This is the anti-travel post I suppose. I had a friend in New Zealand who went through the trouble of building her own pizza oven, which resulted in some of the best, most fun, seemingly effortless parties I can remember. She'd make the dough, fire up the oven, put out some of her homebrew beer, and ask everyone to bring a couple of their favorite toppings. Instant party! Everyone would have fun trying to design the perfect or most creative pizza and then share it around. You can feed anyone with pizza (gluten-free, vegan, meat lovers, etc.) and can even make dessert pizzas to top the evening off. Ever since then I knew I wanted to build a pizza oven some day when I had a place of my own. No one told me how much work it would be!
I spent quite a while trying to figure out where to put it, eventually realizing there just was not enough room right next to the house. Once I came up with a plan to build rock retaining walls on the lower lot a solution appeared: Sara helped me realize it could fit nicely on a retaining wall with the added bonus that I would not have to build a stand to support the multi-ton structure. I sought out advice from friends that had built ovens and I scoured the internet which is full of enthusiasts and master craftsman. With a design sketched out it then came down to many many weekends of my dad helping me. Some of the steps were unsurprisingly improvised as we went. I learned a lot of useful skills along the way from pouring concrete to laying bricks to stucco work to mosaic inlays. Some of the steps were satisfying, some painfully slow, some remarkably stressful.
The final touch that really makes it for me is the custom mosaic I laid out for the front made of slices of rock collected by my dad and I when I was a kid. About 80% of them we collected personally out in the desert, every one having a story behind it. After putting so much work into the pizza oven I felt the need to put a little more effort in to give it that personal touch. After a year in the making it is finally ready to be fired!
2. Create rock retaining walls (crew of four with a Bobcat)

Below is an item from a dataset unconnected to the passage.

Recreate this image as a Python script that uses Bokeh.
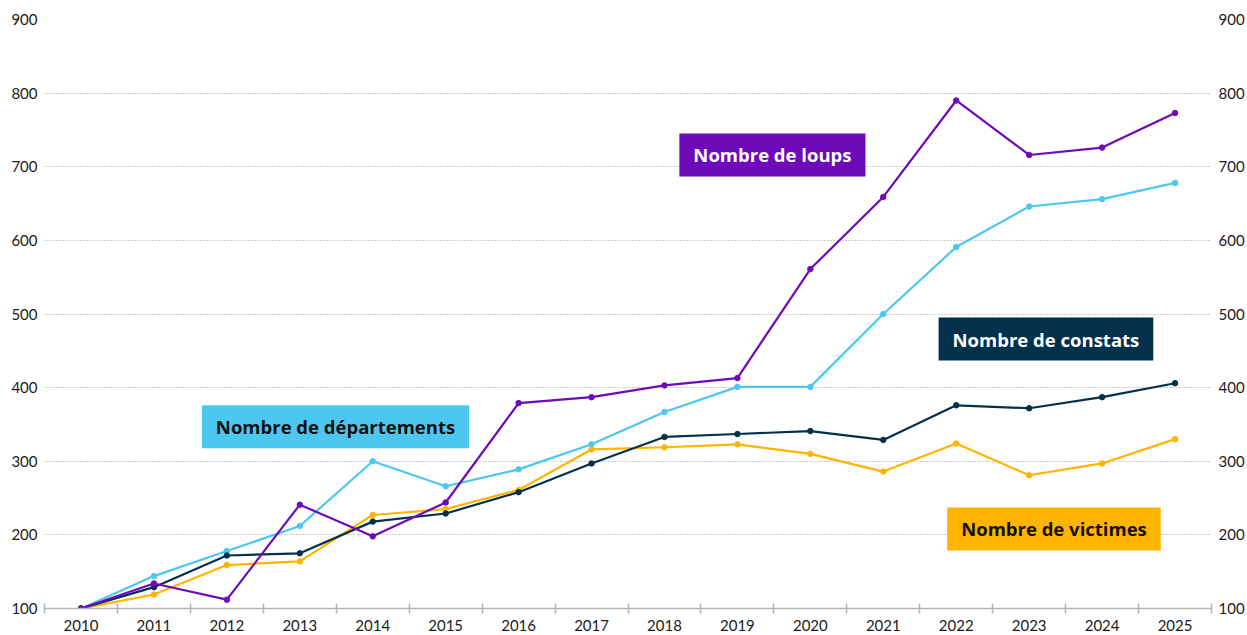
from bokeh.plotting import figure
from bokeh.models import FixedTicker, LinearAxis, Label, Range1d
from bokeh.embed import file_html
from bokeh.resources import INLINE

years = list(range(2010, 2026))
loups = [100, 134, 112, 241, 198, 244, 379, 387, 403, 413, 561, 659, 790, 716, 726, 773]
departements = [100, 144, 178, 212, 300, 266, 289, 323, 367, 401, 401, 500, 591, 646, 656, 678]
constats = [100, 129, 172, 175, 218, 229, 258, 297, 333, 337, 341, 329, 376, 372, 387, 406]
victimes = [100, 119, 159, 164, 227, 235, 261, 316, 319, 323, 310, 286, 324, 281, 297, 330]
y_ticks = [100, 200, 300, 400, 500, 600, 700, 800, 900]

C_LOUPS = "#6E0AB9"
C_DEP = "#4CC8F0"
C_CONST = "#03304A"
C_VICT = "#FFB400"
FONT = "Lato"
LFONT = "Open Sans"

p = figure(width=1247, height=635, output_backend="svg", toolbar_location=None,
           x_range=Range1d(2009.5, 2025.5), y_range=Range1d(100, 900),
           min_border_top=19, min_border_left=44, min_border_right=36, min_border_bottom=27)
p.outline_line_color = None
p.background_fill_color = "white"

# x axis
xa = p.xaxis[0]
xa.ticker = FixedTicker(ticks=years, minor_ticks=[y - 0.5 for y in years] + [2025.5])
xa.major_tick_in = 0
xa.major_tick_out = 0
xa.minor_tick_in = 5
xa.minor_tick_out = 5
xa.minor_tick_line_color = "#b3b3b3"
xa.minor_tick_line_width = 1.5
xa.axis_line_color = "#b3b3b3"
xa.axis_line_width = 1.5
xa.major_label_text_font = FONT
xa.major_label_text_font_size = "15px"
xa.major_label_text_color = "#1a1a1a"
xa.major_label_standoff = 6

# left y axis
ya = p.yaxis[0]
ya.ticker = FixedTicker(ticks=y_ticks)
ya.axis_line_color = None
ya.major_tick_line_color = None
ya.minor_tick_line_color = None
ya.major_label_text_font = FONT
ya.major_label_text_font_size = "15px"
ya.major_label_text_color = "#1a1a1a"
ya.major_label_standoff = 1

# right y axis
ra = LinearAxis(ticker=FixedTicker(ticks=y_ticks))
ra.axis_line_color = None
ra.major_tick_line_color = None
ra.minor_tick_line_color = None
ra.major_label_text_font = FONT
ra.major_label_text_font_size = "15px"
ra.major_label_text_color = "#1a1a1a"
ra.major_label_standoff = 1
p.add_layout(ra, "right")

p.xgrid.grid_line_color = None
p.ygrid.ticker = FixedTicker(ticks=y_ticks[1:])
p.ygrid.grid_line_color = "#9a9a9a"
p.ygrid.grid_line_dash = "1 2"
p.ygrid.grid_line_width = 1

series = [
    (departements, C_DEP),
    (victimes, C_VICT),
    (constats, C_CONST),
    (loups, C_LOUPS),
]
for vals, col in series:
    p.line(years, vals, line_color=col, line_width=2.2)
    p.scatter(years, vals, size=5.5, fill_color=col, line_color=col)

labels = [
    ("Nombre de loups", 2019.48, 716, C_LOUPS, "white"),
    ("Nombre de constats", 2023.23, 466, C_CONST, "white"),
    ("Nombre de départements", 2013.49, 347, C_DEP, "#111111"),
    ("Nombre de victimes", 2023.34, 208, C_VICT, "#111111"),
]
for txt, x, y, bg, fg in labels:
    p.add_layout(Label(x=x, y=y, text=txt, text_align="center", text_baseline="middle",
                       text_font=LFONT, text_font_style="bold", text_font_size="18.5px",
                       text_color=fg, background_fill_color=bg,
                       padding=dict(left=14, right=14, top=9, bottom=9)))

open("out.html", "w").write(file_html(p, INLINE))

3. Level rock retaining walls
4. Clear, level, and tamp platform site
5. Make platform frame to pour concrete
6. Pour structural concrete layer with rebar mesh
7. Pour insulating concrete layer with vermiculate
8. Sort best firebricks for floor and layout on platform
9. Make interior floor form and cut floor bricks to shape
10. Remove bricks then set in fireclay/sand mud
11 Place soldier course (first vertical layer) with refractory mortar
12. Use pivoting floor jig to place two courses at the right angle using wood shims, offsetting seams
13. Create a door form then cut bricks to create the interior archway
14. Add two more courses with custom cuts at archway
15. Remove floor jig and add a styrofoam dome form for support
16. Set one more course with tricky archway cuts
17. Place five more courses
18. Cut and set a tight keystone of 3 bricks (12 courses including keystone to complete dome)

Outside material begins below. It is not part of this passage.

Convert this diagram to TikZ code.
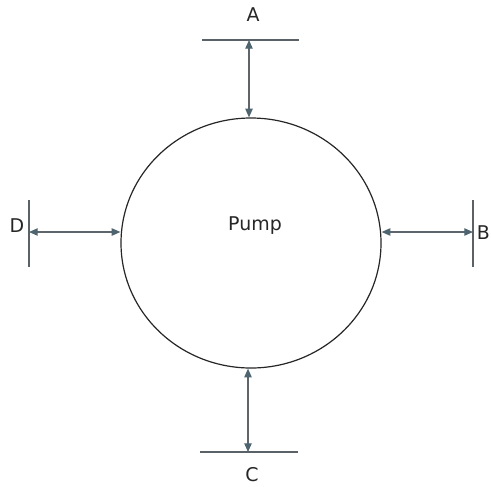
\documentclass[tikz,border=0pt]{standalone}
\usepackage{fontspec}
\setmainfont{DejaVu Sans}
\usetikzlibrary{arrows.meta,shapes.geometric}
\definecolor{arrowcol}{HTML}{4E6570}
\definecolor{linecol}{HTML}{5E666C}
\definecolor{barcol}{HTML}{5A6268}
\begin{document}
\begin{tikzpicture}[x=0.75pt,y=-0.75pt,
  bar/.style={draw=barcol, line width=1pt},
  flow/.style={draw=linecol, line width=0.9pt,
    {Triangle[length=6.5pt,width=5.5pt,color=arrowcol]}-{Triangle[length=6.5pt,width=5.5pt,color=arrowcol]}},
  lbl/.style={font=\fontsize{14.2}{16}\selectfont, text=black!85, inner sep=0pt}]
\useasboundingbox (0,0) rectangle (491,486);
% pump body
\node[ellipse, draw=black!85, line width=0.9pt, inner sep=0pt,
      minimum width=195pt, minimum height=187.5pt] (pump) at (251,243) {};
\node[lbl] (pumplbl) at (255,226) {Pump};
% ports
\coordinate (a) at (249,40);
\coordinate (c) at (248,452);
\coordinate (d) at (29,232);
\coordinate (b) at (473,232);
% bars
\draw[bar] (202,40) -- (299,40);
\draw[bar] (200,452) -- (298,452);
\draw[bar] (29,200) -- (29,267);
\draw[bar] (473,200) -- (473,267);
% connectors
\draw[flow] (a) -- (a |- pump.north);
\draw[flow] (c |- pump.south) -- (c);
\draw[flow] (d) -- (d -| pump.west);
\draw[flow] (b -| pump.east) -- (b);
% labels
\node[lbl] (la) at (253,15) {A};
\node[lbl] (lc) at (252,475) {C};
\node[lbl] (ld) at (17,226) {D};
\node[lbl, anchor=west] (lb) at (476.5,233) {B};
\end{tikzpicture}
\end{document}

19. Seal all internal gaps in dome with mortar and also in entryway floor
20. Build entryway walls
21. Cut chimney base plate to size and saw a slit in the dome archway for it to sit in
22. Readjust door form to become the entryway form (larger)
23. Complete entryway arch with the chimney base plate integrated
24. Mortar chimney in place and mortar internal entryway gaps
25. Wrap dome to size in insulating layer
26. Cut and anchor wire lath to the form of the dome
27. Scratch coat for dome stucco and side
28. Brown coat for dome stucco and side
29. Color stucco coat for dome and side
30. Paint redgard on platform to seal and protect
31. Cut and layout square foot mosaic to fit platform
32. Thinset and grout platform mosaic
33. Polish and seal platform mosaic
34. Scour childhood rock collection, sorting, flattening, and polishing rock slices
35. Lay out rock slices on a template of the platform front
36. Transfer mosaic pattern to a sticky mesh backing and seal rocks with protectant
37. Thinset and grout custom mosaic front (with special attention to the front/top join)
38. Install stainless steel rails in the entryway to guide heavy door in and out
39. Light a series of increasingly hot fires in the oven to cure the refractory mortar
40. Make pizza!

A huge thanks to my dad for all the quality time building this functional piece of art with me.